BEIRUT – Syrian troops stormed and shelled districts in a suburb of the capital Damascus Sunday, activists said, a day after the Security Council voted to expand the number of U.N. truce monitors from 30 to 300 in hopes of salvaging an international peace plan marred by continued fighting between the military and rebels.
An eight-member team is already on the ground in Syria, and since Thursday has visited flashpoints of the 13-month-long conflict. Fighting generally temporarily stops when the observers visit an area, but there has been a steady stream of reports of violence from towns and regions where they have not yet gone.
"This U.N. observers thing is a big joke," said Mohammed Saeed, an activist in the sprawling Damascus suburb of Douma, which came under fire from regime troops on Sunday. "Shelling stops and tanks are hidden when they visit somewhere, and when they leave, shelling resumes."
His comments reflect a widespread lack of faith among many Syrians in international envoy Kofi Annan's cease-fire plan for ending the violence in Syria and launching talks between President Bashar Assad and those trying to oust him. Syria's opposition and its Western supporters suspect Assad is largely paying lip service to the truce since full compliance — including withdrawing troops and heavy weapons from populated areas and allowing peaceful demonstrations — could quickly sweep him from power.
So far, the regime has kept up its attacks on opposition strongholds, though on a smaller scale than before the truce deadline.
Saeed said two people were killed Sunday by indiscriminate firing in Douma, which was the scene of intense clashes between rebels and security forces before the U.N.-brokered cease-fire went into effect more than a week ago.
The Syrian Observatory for Human Rights, a Britain-based opposition group with a network of activists on the ground, confirmed the deaths. It said four soldiers were also killed when a roadside bomb hit an armored personnel carrier in the town later Sunday.
The Observatory also reported that security forces killed three people in the northern province of Idlib and one person in the village of Hteita outside Damascus when troops opened fire from a checkpoint.
It was not immediately clear what prompted the attack on Douma. Saeed said loud explosions that shook the city early Sunday caused panic among residents, some of whom used mosque loudspeakers to urge people to take cover in basements and in lower floors of apartment buildings.
The Security Council approved a resolution Saturday expanding the U.N. observer mission from 30 to 300 members, initially for 90 days. The expanded force is meant to shore up the cease-fire that officially took effect 10 days ago, but has failed to halt the violence that the U.N. says has killed more than 9,000 people since March 2011.
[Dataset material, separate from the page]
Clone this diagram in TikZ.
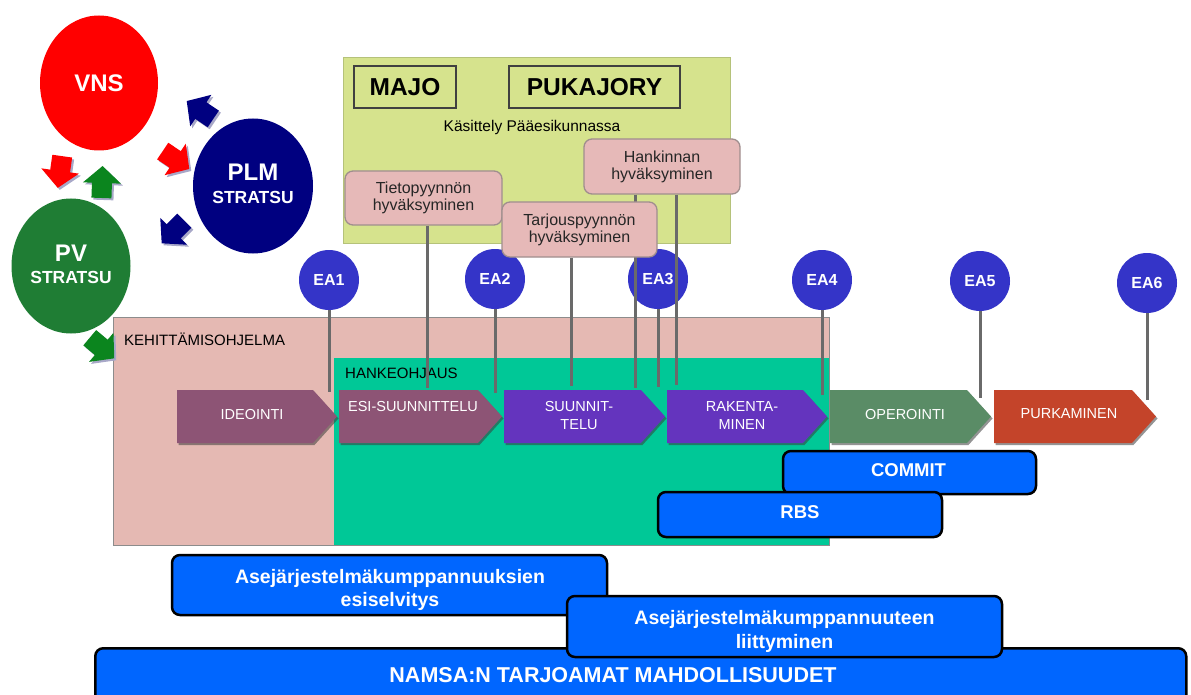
\documentclass[tikz,border=0pt]{standalone}
\usepackage{fontspec}
\setmainfont{Liberation Sans}
\usetikzlibrary{shapes.geometric}

\definecolor{vnsred}{HTML}{FF0000}
\definecolor{plmnavy}{HTML}{000080}
\definecolor{pvgreen}{HTML}{1F7D34}
\definecolor{arrgreen}{HTML}{0B851E}
\definecolor{arrshade}{HTML}{A8A8C8}
\definecolor{eablue}{HTML}{3434C8}
\definecolor{panel}{HTML}{D6E38D}
\definecolor{panelline}{HTML}{B5C27A}
\definecolor{notebox}{HTML}{E6B9B8}
\definecolor{noteline}{HTML}{A08E8E}
\definecolor{progpink}{HTML}{E5B9B3}
\definecolor{projteal}{HTML}{00C897}
\definecolor{plum}{HTML}{8D5475}
\definecolor{violet}{HTML}{6434BE}
\definecolor{sage}{HTML}{5A8C66}
\definecolor{rust}{HTML}{C4442A}
\definecolor{barblue}{HTML}{0066FF}
\definecolor{stemgray}{HTML}{6A6A6A}
\definecolor{phshade}{HTML}{3C3C3C}

\newcommand{\setfs}[2]{\fontsize{#1}{#2}\selectfont}

% small block arrow: centre x, centre y, direction angle, colour
\newcommand{\blockarr}[4]{%
  \fill[arrshade, shift={(#1+2,#2+2)}, rotate=#3]
    (-16,-10) -- (-1,-10) -- (-1,-19) -- (16,0) -- (-1,19) -- (-1,10) -- (-16,10) -- cycle;
  \fill[#4, shift={(#1,#2)}, rotate=#3]
    (-16,-10) -- (-1,-10) -- (-1,-19) -- (16,0) -- (-1,19) -- (-1,10) -- (-16,10) -- cycle;
}

% life-cycle phase: name, left x, tip x, colour, label x, label y, label
\newcommand{\phase}[7]{%
  \fill[phshade, opacity=.55] ({#2+1.5},392) -- ({#3-24+1.5},392) -- ({#3+1.5},418.5)
    -- ({#3-24+1.5},445) -- ({#2+1.5},445) -- cycle;
  \fill[#4] (#2,390) -- ({#3-24},390) -- (#3,416.5) -- ({#3-24},443) -- (#2,443) -- cycle;
  \node[phtext] (#1) at (#5,#6) {#7};
}

\tikzset{
  bigcirc/.style={ellipse, minimum width=119, minimum height=135, inner sep=0},
  bigname/.style={text=white, font=\bfseries\setfs{24}{26}, inner sep=0},
  subname/.style={text=white, font=\bfseries\setfs{17.5}{20}, inner sep=0},
  ea/.style={circle, fill=eablue, minimum size=60, inner sep=0, text=white,
    font=\bfseries\setfs{16}{18}},
  stem/.style={draw=stemgray, line width=3},
  note/.style={rectangle, rounded corners=8, fill=notebox, draw=noteline, line width=1.3,
    align=center, font=\setfs{16}{17}, text=black!85, inner sep=0},
  board/.style={rectangle, draw=black!75, line width=1.2, font=\bfseries\setfs{24.5}{26},
    inner sep=0},
  phtext/.style={text=white, align=center, font=\setfs{14.5}{18}, inner sep=0},
  area/.style={font=\setfs{15}{17}, anchor=west, inner sep=0},
  bar/.style={rectangle, rounded corners=8, fill=barblue, draw=black, line width=2.5,
    inner sep=0},
  bartext/.style={text=white, align=center, font=\bfseries\setfs{19.5}{23.5}, inner sep=0},
}

\begin{document}
\begin{tikzpicture}[x=1pt, y=-1pt]
\useasboundingbox (0,0) rectangle (1191,695);
\clip (0,0) rectangle (1191,695);

% programme and project frames
\node[rectangle, fill=progpink, draw=black!45, line width=.8, minimum width=716,
  minimum height=228, anchor=north west, inner sep=0] (prog) at (113,317) {};
\node[rectangle, fill=projteal, minimum width=495, minimum height=187,
  anchor=north west, inner sep=0] (proj) at (334,358) {};
\node[area] (prog-t) at (124,339) {KEHITTÄMISOHJELMA};
\node[area] (proj-t) at (345,373) {HANKEOHJAUS};

% headquarters panel
\node[rectangle, fill=panel, draw=panelline, line width=.8, minimum width=387,
  minimum height=186, anchor=north west, inner sep=0] (hq) at (343,57) {};
\node[board, minimum width=102, minimum height=42] (majo) at (405,87) {MAJO};
\node[board, minimum width=171, minimum height=42] (pukajory) at (594.5,87) {PUKAJORY};
\node[font=\setfs{15.5}{17}, inner sep=0] (hq-t) at (532,127) {Käsittely Pääesikunnassa};

% strategy circles
\node[bigcirc, minimum width=118, fill=vnsred] (vns) at (99,83) {};
\node[bigname] (vns-t) at (99,83) {VNS};
\node[bigcirc, minimum width=120, fill=plmnavy] (plm) at (253,186) {};
\node[bigname] (plm-t) at (253,172) {PLM};
\node[subname] (plm-s) at (253,197) {STRATSU};
\node[bigcirc, fill=pvgreen] (pv) at (71,266) {};
\node[bigname] (pv-t) at (71,253) {PV};
\node[subname] (pv-s) at (71,277) {STRATSU};

\blockarr{60}{172}{262}{vnsred}
\blockarr{102}{182}{88}{arrgreen}
\blockarr{200}{110}{146}{plmnavy}
\blockarr{176}{160}{-34}{vnsred}
\blockarr{173}{232}{225}{plmnavy}
\blockarr{102}{348}{-40}{arrgreen}

% decision points
\coordinate (s1) at (329,392);
\coordinate (s2) at (495,393);
\coordinate (s3) at (658,387);
\coordinate (s4) at (822,395);
\coordinate (s5) at (980,398);
\coordinate (s6) at (1147,400);
\draw[stem] (329,280) -- (s1);
\draw[stem] (495,279) -- (s2);
\draw[stem] (658,279) -- (s3);
\draw[stem] (822,280) -- (s4);
\draw[stem] (980,281) -- (s5);
\draw[stem] (1147,283) -- (s6);
\node[ea] (ea1) at (329,280) {EA1};
\node[ea] (ea2) at (495,279) {EA2};
\node[ea] (ea3) at (658,279) {EA3};
\node[ea] (ea4) at (822,280) {EA4};
\node[ea] (ea5) at (980,281) {EA5};
\node[ea] (ea6) at (1147,283) {EA6};

% approvals
\node[note, minimum width=157, minimum height=54] (tieto) at (423.5,198) {Tietopyynnön\\hyväksyminen};
\node[note, minimum width=156, minimum height=55] (hank) at (662,166.5) {Hankinnan\\hyväksyminen};
\coordinate (a1) at (427,388);
\coordinate (a2) at (571,386);
\coordinate (a3) at (635,388);
\coordinate (a4) at (676,385);
\draw[stem] (a1 |- tieto.south) -- (a1);
\draw[stem] (a3 |- hank.south) -- (a3);
\draw[stem] (a4 |- hank.south) -- (a4);
\node[note, minimum width=155, minimum height=55] (tarjous) at (579.5,229.5) {Tarjouspyynnön\\hyväksyminen};
\draw[stem] (a2 |- tarjous.south) -- (a2);

% life-cycle phases
\phase{ideo}{177}{337}{plum}{252}{415}{IDEOINTI}
\phase{esi}{339}{502}{plum}{413}{407}{ESI-SUUNNITTELU}
\phase{suun}{504}{665}{violet}{579}{416}{SUUNNIT-\\TELU}
\phase{rak}{667}{827}{violet}{742}{416}{RAKENTA-\\MINEN}
\phase{oper}{830}{991}{sage}{905}{415}{OPEROINTI}
\phase{purk}{994}{1156}{rust}{1069}{414}{PURKAMINEN}

% support bars
\node[bar, minimum width=253, minimum height=43] (commit) at (909.5,472.5) {};
\node[bartext, font=\bfseries\setfs{18.5}{20}] (commit-t) at (908.5,470) {COMMIT};
\node[bar, minimum width=284, minimum height=45] (rbs) at (800,514.5) {};
\node[bartext, font=\bfseries\setfs{18.5}{20}] (rbs-t) at (800,512) {RBS};

\node[bar, minimum width=1091, minimum height=70, anchor=north west] (namsa) at (94,647) {};
\node[bartext, font=\bfseries\setfs{21.5}{24}] (namsa-t) at (613,675) {NAMSA:N TARJOAMAT MAHDOLLISUUDET};
\node[bar, minimum width=435, minimum height=60] (esisel) at (389.5,585) {};
\node[bartext] (esisel-t) at (390,590) {Asejärjestelmäkumppannuuksien\\esiselvitys};
\node[bar, minimum width=435, minimum height=61] (liitty) at (784.5,626.5) {};
\node[bartext] (liitty-t) at (784.5,631.5) {Asejärjestelmäkumppannuuteen\\liittyminen};
\end{tikzpicture}
\end{document}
Annan on Sunday welcomed the vote, calling it a "pivotal moment" in the process of stabilizing the country and urged all Syrians to uphold the cease-fire.
"The government in particular must desist from the use of heavy weapons and ... withdraw such weapons and armed units from population centers," he said.
He added that the presence of observers would help create the conditions conducive to launching the much-needed political process and called on the Syrian government and the opposition "to prepare to engage in such a process as a matter of utmost priority."
U.N. chief Ban Ki-moon has accused Assad of violating the truce, and said Saturday that "the gross violations of the fundamental rights of the Syrian people must stop at once." Rebel fighters have also kept up attacks.
State-run news agency SANA said Sunday that an officer was killed and 42 others wounded in a roadside bomb explosion that targeted their bus Sunday in northern Syria. Two other explosives were dismantled on the spot on the Raqqa-Aleppo highway, SANA said.
The U.N. eight-member advance team has visited the Damascus suburb of Arbeen, the southern province of Daraa, and the battered opposition stronghold of Homs. The monitors have not visited Douma yet.
Five monitors who toured Homs Saturday encountered unusually calm streets after weeks of shelling, and activists said it was the first quiet day in months. Two observers stayed behind in Homs to keep monitoring the city, after the rest of the team left that evening.
Amateur video posted on the Internet showed the observers walking through rubble-strewn streets lined by gutted apartments buildings. They were thronged by residents clamoring for foreign military help to oust Assad.
In one video, two monitors are seen sitting in a room listening to a Syrian man asking them to stay in Homs.
"We want you to stay, please stay. ... When you come, shelling stops, killing stops. It's our blood," the man says as an observer nods his head.